After the meeting, Chen negotiated with Dai's relatives, who demanded compensation of 2 million yuan ($317,000). Dai's wife signed a document that asked for an immediate cremation of the body after receiving 1.78 million yuan, prosecutors charged.
Though two other chiefs and a forensic pathologist from the county public security bureau opposed the cremation, which they said was intended to destroy the evidence of torture during interrogation, the cremation went ahead at Chen's insistence, the Yangcheng Evening News quoted prosecutors as saying.
No verdict was reached on Friday.
The two policemen involved in the alleged torture were sentenced to jail terms of one and two years respectively, after a separate trial.

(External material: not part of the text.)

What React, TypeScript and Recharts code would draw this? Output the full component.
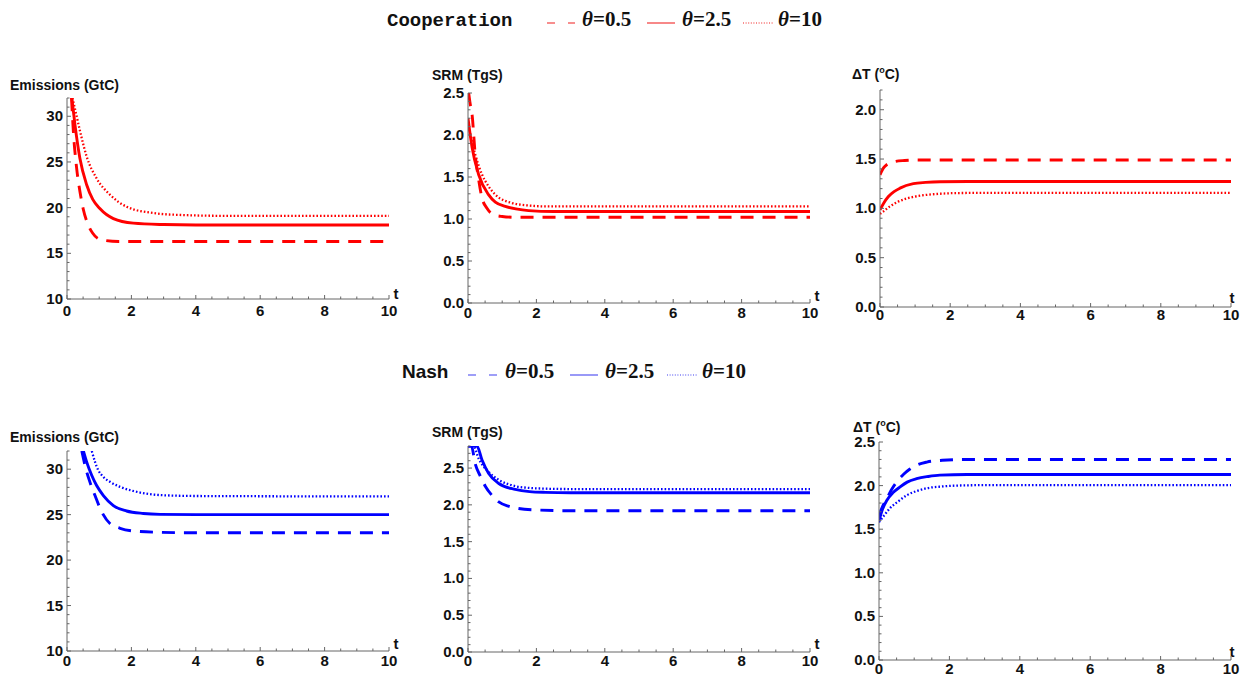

"For many reasons, forced confessions still exist in some areas in China," said Fan Chongyi, a criminal law professor at the China University of Political Science and Law.
"For some police officers, it is convenient to obtain confessions by torture, to solve cases quickly."
In court, Chen also accused staff from the local procuratorate of beating his legs with chairs during questioning. He wasn't allowed to rest for a long time, and his thumb was injured, the report said.
He also insisted that some prosecutors pressed him to make a confession, saying that the result would not be serious if he cooperated.
Chen denied most of the allegations, including the negotiations with the victim's relatives.
The local procuratorate said that videos of Chen's interrogation would be provided to the court, according to the report.
Fan said the draft amendment to the Criminal Procedure Law, which was submitted to the top legislature in August 2011 for review, reiterates that evidence acquired by the use of force should not be accepted.
"To eliminate interrogation torture, it also orders that the entire interrogation process must be recorded to prove that no torture was used," Fan said.